On the surface, most of these teams look pretty even. Eight of the nine have played at least 10 Quad 1 games, but only one has a winning record against Quad 1. Four of the nine have a NET ranking in the top 20 of college basketball, and six of the nine are in the top 30 of the rankings. Five of the nine have problematic losses against Quad 3 and Quad 4 opponents, but the tricky thing is that those losses are factored into both the NET and KenPom rankings.

So who are these mystery teams?

Team 1 - Saint Mary’s, 5th seed in the West

Team 2 - Duke, 5th seed in the East

Team 3 - Texas A&M, 7th seed in the Midwest

Team 4 - Iowa State, 6th seed in the Midwest

Team 5 - TCU, 6th seed in the West

Team 6 - Virginia, 4th seed in the South

Team 7 - Indiana, 4th seed in the Midwest

Team 8 - Miami, 5th seed in the Midwest

Team 9 - Missouri, 7th seed in the South

Here’s a bit of backstory for the uninitiated. The NCAA created the NET algorithm and associated rankings (as well as its predecessor, the RPI) to try to objectively evaluate the quality of Division 1’s 363 teams. The original RPI algorithm was based solely on result and strength of schedule. However, as analytics improved, it became obvious that other factors should be considered, so the NCAA created the NET algorithm that factored in components such as game location (home vs. neutral site vs. away), margin of victory, and net efficiency (offensive points scored per 100 possessions minus defensive points allowed per 100 possessions).

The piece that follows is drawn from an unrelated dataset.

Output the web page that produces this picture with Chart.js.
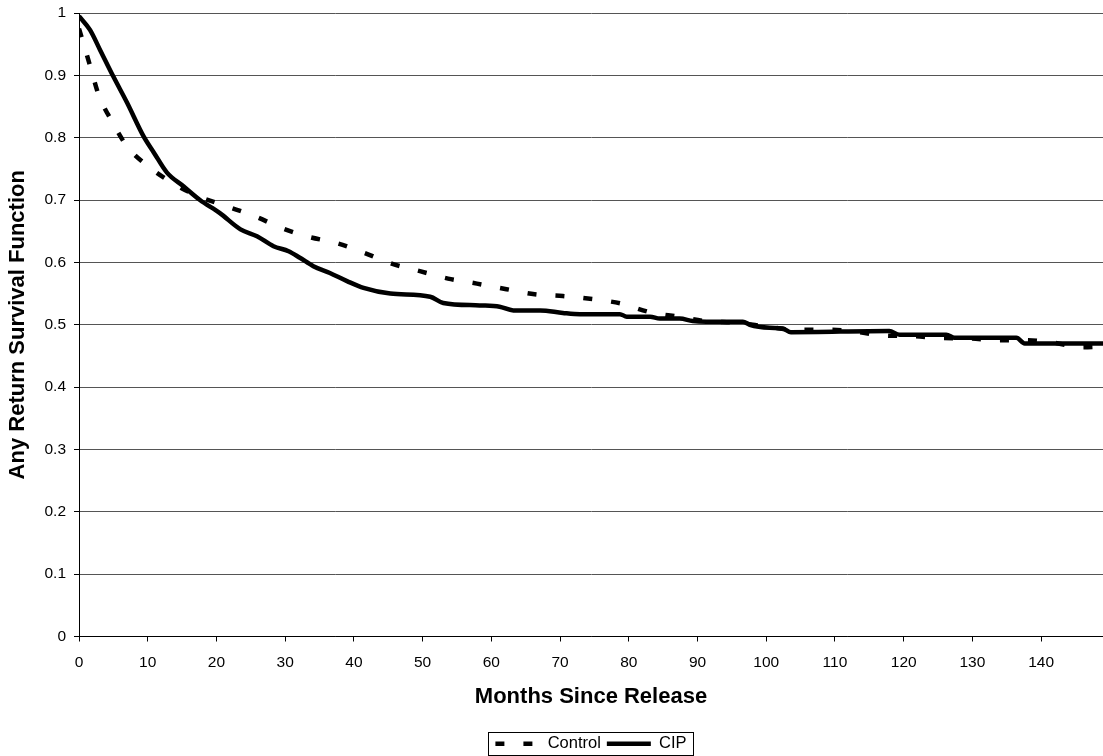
<!DOCTYPE html>
<html>
<head>
<meta charset="utf-8">
<script src="https://cdn.jsdelivr.net/npm/chart.js@4/dist/chart.umd.min.js"></script>
<style>
  html, body { margin: 0; padding: 0; background: #fff; }
  #wrap { width: 1103px; height: 756px; position: relative; }
</style>
</head>
<body>
<div id="wrap"><canvas id="myChart"></canvas></div>
<script>
// Dados (meses desde a libertação / função de sobrevivência)
const controlMonths = [0, 1.65, 2.85, 4.8, 7.0, 10.1, 13.5, 17.4, 21.5, 25.6, 29.5, 33.4, 37.5, 41.6, 45.5, 49.6,
  53.7, 57.9, 62.2, 66.3, 70.4, 74.8, 78.9, 83.1, 87.2, 91.0, 96.0, 100.0, 104.1, 108.2, 112.4, 116.7,
  120.9, 125.2, 129.5, 133.7, 137.8, 141.9, 146.0, 149];
const controlSurvival = [0.975, 0.914, 0.869, 0.826, 0.786, 0.754, 0.728, 0.706, 0.690, 0.674, 0.655, 0.641, 0.631, 0.615, 0.598, 0.586,
  0.574, 0.566, 0.557, 0.549, 0.546, 0.541, 0.534, 0.520, 0.513, 0.506, 0.503, 0.497, 0.492, 0.492, 0.490, 0.483,
  0.482, 0.479, 0.478, 0.475, 0.475, 0.471, 0.464, 0.465];

const cipMonths = [0, 1.6, 3.1, 5.0, 7.0, 9.4, 10.9, 12.8, 15.2, 17.6, 20.5, 23.5, 25.9, 28.3, 30.5, 32.2,
  34.1, 36.5, 39.0, 41.4, 45.3, 51.1, 53.0, 58.3, 61.2, 63.2, 67.1, 70.4, 72.9, 78.7, 79.7, 83.1,
  84.5, 87.4, 89.3, 91.3, 96.6, 97.6, 100.5, 102.4, 103.6, 117.9, 119.4, 126.2, 127.4, 136.4, 137.6, 149];
const cipSurvival = [0.995, 0.973, 0.94, 0.898, 0.856, 0.802, 0.776, 0.744, 0.722, 0.700, 0.679, 0.653, 0.642, 0.626, 0.618, 0.607,
  0.594, 0.583, 0.570, 0.559, 0.550, 0.545, 0.535, 0.531, 0.529, 0.523, 0.523, 0.519, 0.517, 0.517, 0.513, 0.513,
  0.510, 0.510, 0.506, 0.505, 0.505, 0.500, 0.495, 0.494, 0.488, 0.490, 0.484, 0.484, 0.479, 0.479, 0.470, 0.470];

const xTitle = 'Months Since Release';
const yTitle = 'Any Return Survival Function';

function pares(xs, ys) {
    return xs.map((x, i) => ({ x: x, y: ys[i] }));
}

// Moldura à volta da legenda
const caixaLegenda = {
    id: 'caixaLegenda',
    afterDraw(chart) {
        const boxes = chart.legend && chart.legend.legendHitBoxes;
        if (!boxes || !boxes.length) return;
        const left = Math.min(...boxes.map(b => b.left));
        const right = Math.max(...boxes.map(b => b.left + b.width));
        const mid = boxes[0].top + boxes[0].height / 2;
        const ctx = chart.ctx;
        ctx.save();
        ctx.strokeStyle = '#000';
        ctx.lineWidth = 1;
        ctx.setLineDash([]);
        ctx.strokeRect(Math.round(left - 7) + 0.5, Math.round(mid - 11.5) + 0.5, Math.round(right - left + 14), 23);
        ctx.restore();
    }
};

Chart.defaults.font.family = '"Liberation Sans", Arial, sans-serif';
Chart.defaults.color = '#000';

const config = {
    type: 'line',
    data: {
        datasets: [{
            label: 'Control',
            data: pares(controlMonths, controlSurvival),
            borderColor: '#000',
            borderWidth: 4.5,
            borderDash: [9, 19],
            borderCapStyle: 'butt',
            pointRadius: 0,
            pointStyle: 'line',
            cubicInterpolationMode: 'monotone',
            fill: false
        }, {
            label: 'CIP',
            data: pares(cipMonths, cipSurvival),
            borderColor: '#000',
            borderWidth: 4.5,
            pointRadius: 0,
            pointStyle: 'line',
            cubicInterpolationMode: 'monotone',
            fill: false
        }]
    },
    options: {
        responsive: true,
        maintainAspectRatio: false,
        animation: false,
        layout: { padding: { top: 13, right: 0, bottom: -6, left: 0 } },
        plugins: {
            tooltip: { enabled: false },
            legend: {
                position: 'bottom',
                fullSize: false,
                labels: {
                    usePointStyle: true,
                    pointStyleWidth: 44,
                    padding: 6,
                    font: { size: 16.5 },
                    generateLabels(chart) {
                        const itens = Chart.defaults.plugins.legend.labels.generateLabels(chart);
                        itens.forEach(item => {
                            const ds = chart.data.datasets[item.datasetIndex];
                            item.lineDash = ds.borderDash || [];
                            item.lineWidth = 4.5;
                            item.lineCap = 'butt';
                            item.strokeStyle = '#000';
                        });
                        return itens;
                    }
                }
            }
        },
        scales: {
            x: {
                type: 'linear',
                min: 0,
                max: 149,
                grid: { drawOnChartArea: false, drawTicks: true, tickLength: 5, color: '#000' },
                border: { color: '#000', width: 1 },
                ticks: { stepSize: 10, includeBounds: false, padding: 12, font: { size: 15.5 }, maxRotation: 0 },
                title: { display: true, text: xTitle, font: { size: 22, weight: 'bold' }, padding: { top: 0, bottom: 19 } }
            },
            y: {
                min: 0,
                max: 1,
                grid: { color: '#555', tickColor: '#000', tickLength: 5 },
                border: { color: '#000', width: 1 },
                ticks: {
                    stepSize: 0.1,
                    padding: 8,
                    font: { size: 15.5 },
                    callback: v => String(Math.round(v * 10) / 10)
                },
                title: { display: true, text: yTitle, font: { size: 22, weight: 'bold' }, padding: { top: 5, bottom: 4 } },
                afterFit(scale) {
                    scale.width = 79;
                    scale.paddingTop = 0;
                    scale.paddingBottom = 0;
                }
            }
        }
    },
    plugins: [caixaLegenda]
};

const ctx = document.getElementById('myChart');
const myChart = new Chart(ctx, config);
</script>
</body>
</html>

There are 68 spots in the NCAA tournament field, and 32 of those are given to the winners of each conference tournament. The remaining 36 spots are given to at-large bids. So it would make sense if one were to take those NET rankings and simply select the top 36 remaining teams in order, give them seeds accordingly, and there’s your bracket. But that’s not the NCAA way. Why? Because that’s not dramatic, and if it’s not dramatic then you don’t drive television rankings. So what is an almighty collegiate athletic overlord to do? You get a bunch of people from those member institutions with their own personal agendas, vendettas, and biases together in a room shrouded in a cloak of secrecy and let them decide which teams are worthy and then let them arbitrarily decide the seeding. RATINGS!

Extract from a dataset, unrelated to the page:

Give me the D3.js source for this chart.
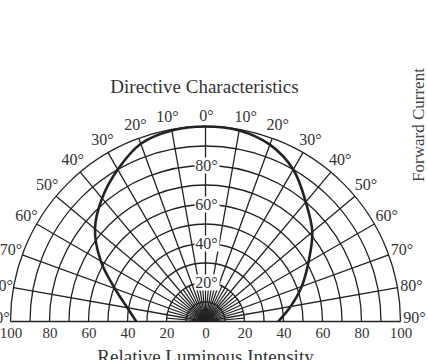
<style>body{margin:0}</style>
<svg width='428' height='360' style='display:block'></svg>
<script src="https://d3js.org/d3.v7.min.js"></script>
<script>
// Data (relative intensity in %, angle in degrees from the axis)
const angles = [-90, -80, -70, -60, -50, -40, -30, -20, -10, 0, 10, 20, 30, 40, 50, 60, 70, 80, 90];
const intensity = [35.5, 40.7, 49.5, 62, 74, 82.5, 90, 97, 99.5, 100, 99.5, 96.5, 90, 80, 71.5, 61, 52.5, 44.3, 37.3];
const gridAngles = d3.range(-90, 91, 10);
const fineAngles = d3.range(-85, 86, 10);
const gridRadii = d3.range(10, 101, 10);
const angleLabels = d3.range(-90, 91, 10);
const innerLabels = [20, 40, 60, 80];
const xTicks = [-100, -80, -60, -40, -20, 0, 20, 40, 60, 80, 100];

const cx = 205.5, cy = 321.5, R = 195;
const ink = '#222';
const font = '"Liberation Serif", "DejaVu Serif", serif';

const r = d3.scaleLinear().domain([0, 100]).range([0, R]);
const x = d3.scaleLinear().domain([-100, 100]).range([cx - R, cx + R]);
const rad = d => d * Math.PI / 180;

const svg = d3.select('svg').style('background', '#fff');
const g = svg.append('g').attr('transform', 'translate(' + cx + ',' + cy + ')');

// concentric arcs
const arc = d3.arc().startAngle(-Math.PI / 2).endAngle(Math.PI / 2);
g.selectAll('.ring').data(gridRadii).enter()
  .append('path')
  .attr('d', d => arc({innerRadius: r(d), outerRadius: r(d)}))
  .attr('fill', 'none')
  .attr('stroke', ink)
  .attr('stroke-width', 1.3);

// spokes every 10 deg, plus short ones in between near the centre
g.selectAll('.spoke').data(gridAngles).enter()
  .append('line')
  .attr('x1', 0).attr('y1', 0)
  .attr('x2', d => r(100) * Math.sin(rad(d)))
  .attr('y2', d => -r(100) * Math.cos(rad(d)))
  .attr('stroke', ink)
  .attr('stroke-width', 1.3);
g.selectAll('.fine').data(fineAngles).enter()
  .append('line')
  .attr('x1', 0).attr('y1', 0)
  .attr('x2', d => r(20) * Math.sin(rad(d)))
  .attr('y2', d => -r(20) * Math.cos(rad(d)))
  .attr('stroke', ink)
  .attr('stroke-width', 1.2);

// the measured curve
const line = d3.lineRadial()
  .angle((d, i) => rad(angles[i]))
  .radius(d => r(d))
  .curve(d3.curveCatmullRom);
g.append('path')
  .datum(intensity)
  .attr('d', line)
  .attr('fill', 'none')
  .attr('stroke', ink)
  .attr('stroke-width', 2.6);

// inner labels on the vertical axis, with white boxes
const inner = g.selectAll('.inner').data(innerLabels).enter().append('g')
  .attr('transform', d => 'translate(1,' + (-r(d)) + ')');
inner.append('rect')
  .attr('x', -12).attr('y', -8).attr('width', 25).attr('height', 16)
  .attr('fill', '#fff');
inner.append('text')
  .text(d => d + '°')
  .attr('text-anchor', 'middle')
  .attr('dominant-baseline', 'central')
  .style('font-family', font).style('font-size', '16px').attr('fill', '#333');

// angle labels around the outside
const lr = R + 13;
g.selectAll('.alabel').data(angleLabels).enter()
  .append('text')
  .text(d => Math.abs(d) + '°')
  .attr('x', d => lr * Math.sin(rad(d)) + (d === 10 || d === -10 ? 3 * Math.sign(d) : 0) + 1)
  .attr('y', d => -lr * Math.cos(rad(d)) + 2 - 5 * Math.abs(Math.sin(rad(2 * d))) - (Math.abs(d) === 90 ? 6 : 0))
  .attr('text-anchor', 'middle')
  .attr('dominant-baseline', 'central')
  .style('font-family', font).style('font-size', '16px').attr('fill', '#333');

// x axis labels
const xAxis = d3.axisBottom(x).tickValues(xTicks).tickSize(0).tickPadding(6)
  .tickFormat(d => Math.abs(d));
const ax = svg.append('g').attr('transform', 'translate(0,' + cy + ')').call(xAxis);
ax.select('.domain').remove();
ax.selectAll('text').style('font-family', font).style('font-size', '15px').attr('fill', '#333');

// titles
svg.append('text').text('Directive Characteristics')
  .attr('x', 204.5).attr('y', 93).attr('text-anchor', 'middle')
  .style('font-family', font).style('font-size', '19px').attr('fill', '#333');
svg.append('text').text('Relative Luminous Intensity')
  .attr('x', 205.5).attr('y', 363).attr('text-anchor', 'middle')
  .style('font-family', font).style('font-size', '19px').attr('fill', '#333');
svg.append('text').text('Forward Current')
  .attr('transform', 'translate(424,125) rotate(-90)').attr('text-anchor', 'middle')
  .style('font-family', font).style('font-size', '17px').attr('fill', '#444');
</script>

Which brings us back to our esteemed ESPN Bracketologist, Mr. Lunardi. Joe Lunardi doesn’t hate Texas A&M. Here’s the dirty secret: Joe Lunardi isn’t actually ranking the teams. He’s making a prediction about how the NCAA’s selection committee will rank the teams. And Lunardi is trying his hardest to remove his personal bias and substitute the personal biases of the committee. And he’s damn good at it. Why? Because he knows college basketball and the people in it very well. He’s extremely connected. So if committee members don’t like the fact that a head coach whose team was deserving of a spot last season called out the committee for their lack of transparency, Joe Lunardi is almost certainly going to know that.

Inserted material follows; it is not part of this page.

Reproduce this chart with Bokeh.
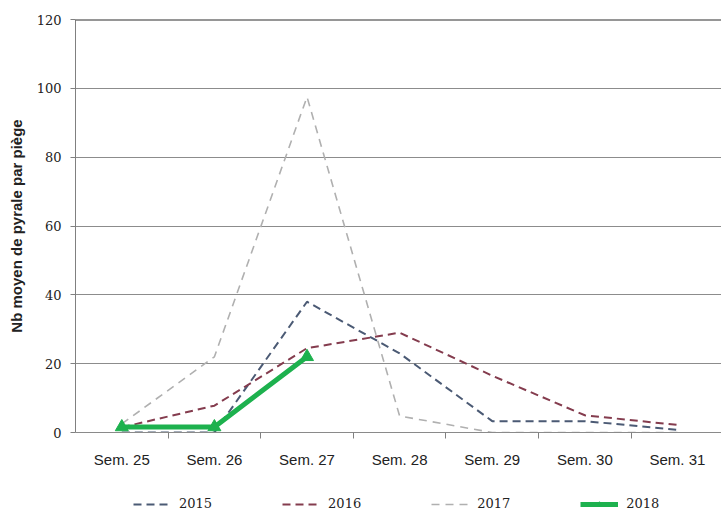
from bokeh.plotting import figure
from bokeh.models import Range1d, FixedTicker, Span, Legend, LegendItem
from bokeh.layouts import column
from bokeh.embed import file_html
from bokeh.resources import INLINE

weeks = ["Sem. 25", "Sem. 26", "Sem. 27", "Sem. 28", "Sem. 29", "Sem. 30", "Sem. 31"]
y2015 = [0, 0, 38, 23, 3.3, 3.3, 0.8]
y2016 = [1.5, 7.8, 24.5, 29, 16.5, 5, 2.2]
y2017 = [2.5, 22, 97.5, 4.8, 0, 0, 0]
y2018 = [1.6, 1.6, 22]
y_ticks = [0, 20, 40, 60, 80, 100, 120]

x_all = list(range(len(weeks)))
x2018 = x_all[:len(y2018)]

STY = {
    "2015": dict(line_color="#4b5a74", line_width=2, line_dash="8 5"),
    "2016": dict(line_color="#843c4e", line_width=2, line_dash="8 5"),
    "2017": dict(line_color="#b0b0b0", line_width=1.6, line_dash="8 6"),
    "2018": dict(line_color="#1db14e", line_width=5),
}
MK = dict(marker="triangle", size=13, fill_color="#1db14e", line_color="#1db14e")

p = figure(width=721, height=482, output_backend="svg", toolbar_location=None,
           x_range=Range1d(-0.5, 6.476), y_range=Range1d(0, 120),
           min_border_left=75, min_border_right=0, min_border_top=19, min_border_bottom=50)
p.outline_line_color = None

# axes
p.xaxis.ticker = FixedTicker(ticks=x_all, minor_ticks=[i + 0.5 for i in x_all[:-1]])
p.xaxis.major_label_overrides = {i: w for i, w in zip(x_all, weeks)}
p.xaxis.major_tick_line_color = None
p.xaxis.major_tick_out = 0
p.xaxis.minor_tick_out = 6
p.xaxis.minor_tick_in = 0
p.xaxis.minor_tick_line_color = "#808080"
p.xaxis.axis_line_color = "#8a8a8a"
p.xaxis.major_label_standoff = 12
p.xaxis.major_label_text_font = "Liberation Sans"
p.xaxis.major_label_text_font_size = "15px"
p.xaxis.major_label_text_color = "#222222"

p.yaxis.ticker = FixedTicker(ticks=y_ticks)
p.yaxis.major_tick_out = 5
p.yaxis.major_tick_in = 0
p.yaxis.major_tick_line_color = "#808080"
p.yaxis.minor_tick_line_color = None
p.yaxis.axis_line_color = "#808080"
p.yaxis.major_label_standoff = 9
p.yaxis.major_label_text_font = "DejaVu Serif"
p.yaxis.major_label_text_font_size = "13px"
p.yaxis.major_label_text_color = "#222222"
p.yaxis.axis_label = "Nb moyen de pyrale par piège"
p.yaxis.axis_label_text_font = "Liberation Sans"
p.yaxis.axis_label_text_font_style = "bold"
p.yaxis.axis_label_text_font_size = "15px"
p.yaxis.axis_label_text_color = "#222222"
p.yaxis.axis_label_standoff = 9

p.xgrid.grid_line_color = None
p.ygrid.grid_line_color = "#8c8c8c"
p.ygrid.grid_line_width = 1

p.add_layout(Span(location=120, dimension="width", line_color="#2e2e2e", line_width=2))

# series
p.line(x_all, y2015, **STY["2015"])
p.line(x_all, y2016, **STY["2016"])
p.line(x_all, y2017, **STY["2017"])
p.line(x2018, y2018, **STY["2018"])
p.scatter(x2018, y2018, **MK)

# legend strip (same series, ranges placed so only the legend shows)
q = figure(width=721, height=29, output_backend="svg", toolbar_location=None,
           x_range=Range1d(-0.5, 6.476), y_range=Range1d(500, 600),
           x_axis_type=None, y_axis_type=None,
           min_border_left=0, min_border_right=0, min_border_top=0, min_border_bottom=0)
q.outline_line_color = None
q.xgrid.grid_line_color = None
q.ygrid.grid_line_color = None
l15 = q.line(x_all, y2015, **STY["2015"])
l16 = q.line(x_all, y2016, **STY["2016"])
l17 = q.line(x_all, y2017, **STY["2017"])
l18 = q.line(x2018, y2018, **STY["2018"])
l18m = q.scatter(x2018, y2018, marker="triangle", size=9, fill_color="#1db14e", line_color="#1db14e")

legend = Legend(items=[LegendItem(label="2015", renderers=[l15]),
                       LegendItem(label="2016", renderers=[l16]),
                       LegendItem(label="2017", renderers=[l17]),
                       LegendItem(label="2018", renderers=[l18, l18m])],
                location=(58, 0), orientation="horizontal",
                glyph_width=38, glyph_height=12, label_height=12,
                label_standoff=8, padding=0, margin=0, spacing=70,
                border_line_color=None, background_fill_alpha=0,
                label_text_font="DejaVu Serif", label_text_font_size="13px",
                label_text_color="#222222")
q.add_layout(legend, "center")

open("out.html", "w").write(file_html(column(p, q, spacing=0), INLINE))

And in fact, Lunardi tried to warn us. He gave us indications over and over again not to get our hopes up, to brace for the committee’s retribution. And when we didn’t pay attention to that, he came out and point blank said it (h/t to Carter Karels of 247). But in our naive optimism, we didn’t listen. I certainly didn’t listen. My answer to anyone who asked was that A&M would be at worst a 6 seed, and that felt too low. So the bitter sting of disappointment when the Aggies were announced on the 7 line was just a hit just a bit deeper on Sunday afternoon.

It seems pretty clear that the NCAA selection committee went out of its way to punish Texas A&M after Buzz Williams called out their lack of transparency last season. Buzz certainly indicated his belief that there was some degree of retribution when asked on Sunday. It feels a bit like that scene from Cool Runnings when John Candy goes before the committee to get his Jamaican bobsled team reinstated for the Olympics. And that’s what makes this all so disappointing. The guys on this phenomenal A&M basketball team were the collateral damage in the confrontation between a coach and the oligarchy of college athletics. The players deserve a better reward for a tremendous season. And while the selection committee didn’t give the Aggies the seeding many believed that they had earned, they did give a gritty, grinding, physical A&M team the proverbial chip on its shoulder and a perfect foil to exercise its frustrations against.

To quote another great sports movie, “Well then I guess there’s only one thing left to do.”